2. Essential Dashboard Panels
Container CPU Usage:
from(bucket: "telegraf")
|> range(start: -1h)
|> filter(fn: (r) => r._measurement == "docker_container_cpu")
|> filter(fn: (r) => r._field == "usage_percent")
|> aggregateWindow(every: 1m, fn: mean)
Container Memory:
from(bucket: "telegraf")
|> range(start: -1h)
|> filter(fn: (r) => r._measurement == "docker_container_mem")
|> filter(fn: (r) => r._field == "usage_percent")
|> aggregateWindow(every: 1m, fn: mean)
HTTP Endpoint Latency:
from(bucket: "telegraf")
|> range(start: -6h)
|> filter(fn: (r) => r._measurement == "http_response")
|> filter(fn: (r) => r._field == "response_time")
|> aggregateWindow(every: 5m, fn: mean)
Retention and Storage
InfluxDB v2 uses retention policies per bucket. For a home lab:
- telegraf bucket: 30-day retention (detailed metrics)
- telegraf-longterm bucket: 365-day retention (downsampled to 1h aggregates)
Create a downsampling task in InfluxDB to roll up data:
option task = {name: "downsample-hourly", every: 1h}
from(bucket: "telegraf")
|> range(start: -2h)
|> aggregateWindow(every: 1h, fn: mean)
|> to(bucket: "telegraf-longterm")
Troubleshooting
Telegraf can't connect to Docker socket: On macOS with Docker Desktop, the socket is at /var/run/docker.sock but permissions can be tricky. Check that the volume mount is correct and the Telegraf container can read it.
No data in Grafana: Verify Telegraf is writing data: check docker logs telegraf for write errors. Common cause: wrong token or organization name in the output config.
High disk usage from InfluxDB: Set retention policies. Without them, metrics accumulate forever.

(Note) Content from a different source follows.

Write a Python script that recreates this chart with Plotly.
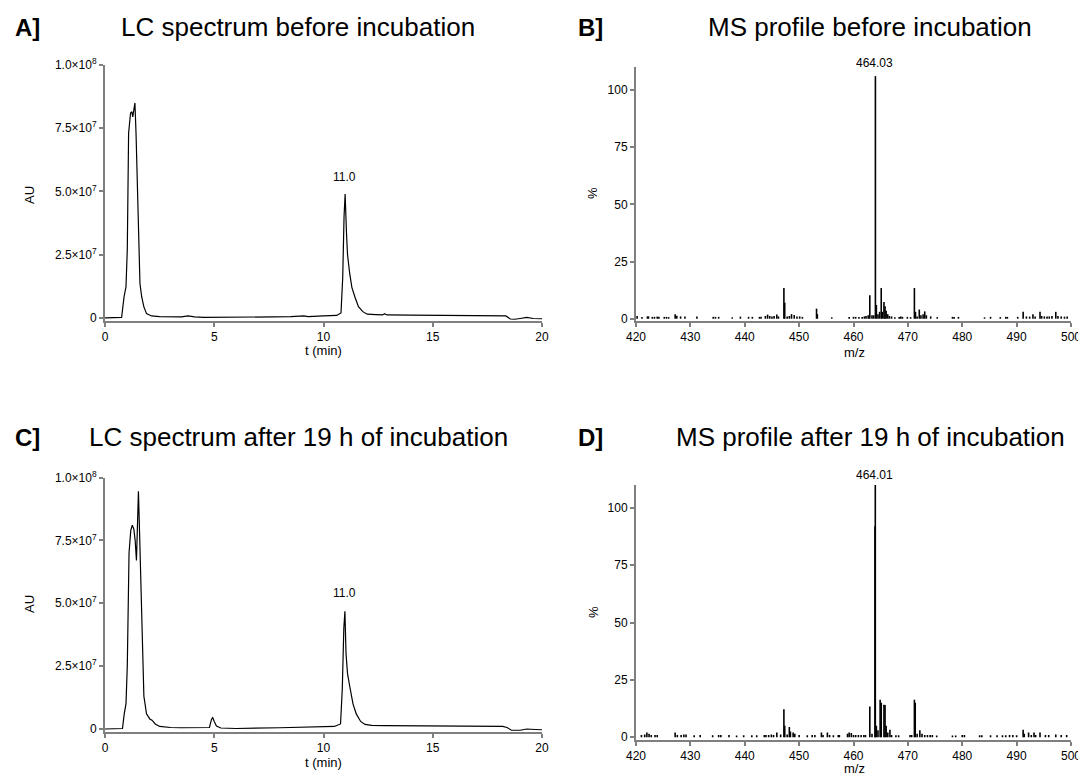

A 50-container lab generating metrics every 10s can produce several GB per month.
What This Gets You
After setup, you'll have visibility into:
- Which containers are consuming the most CPU and memory
- Container restart patterns (sudden drops in uptime metrics)
- HTTP endpoint response times and availability
- Disk fill rates (critical for planning storage expansion)
- Network throughput per container
This is the foundation for alerting — Grafana can send notifications when metrics cross thresholds, giving you an early warning system for your entire lab.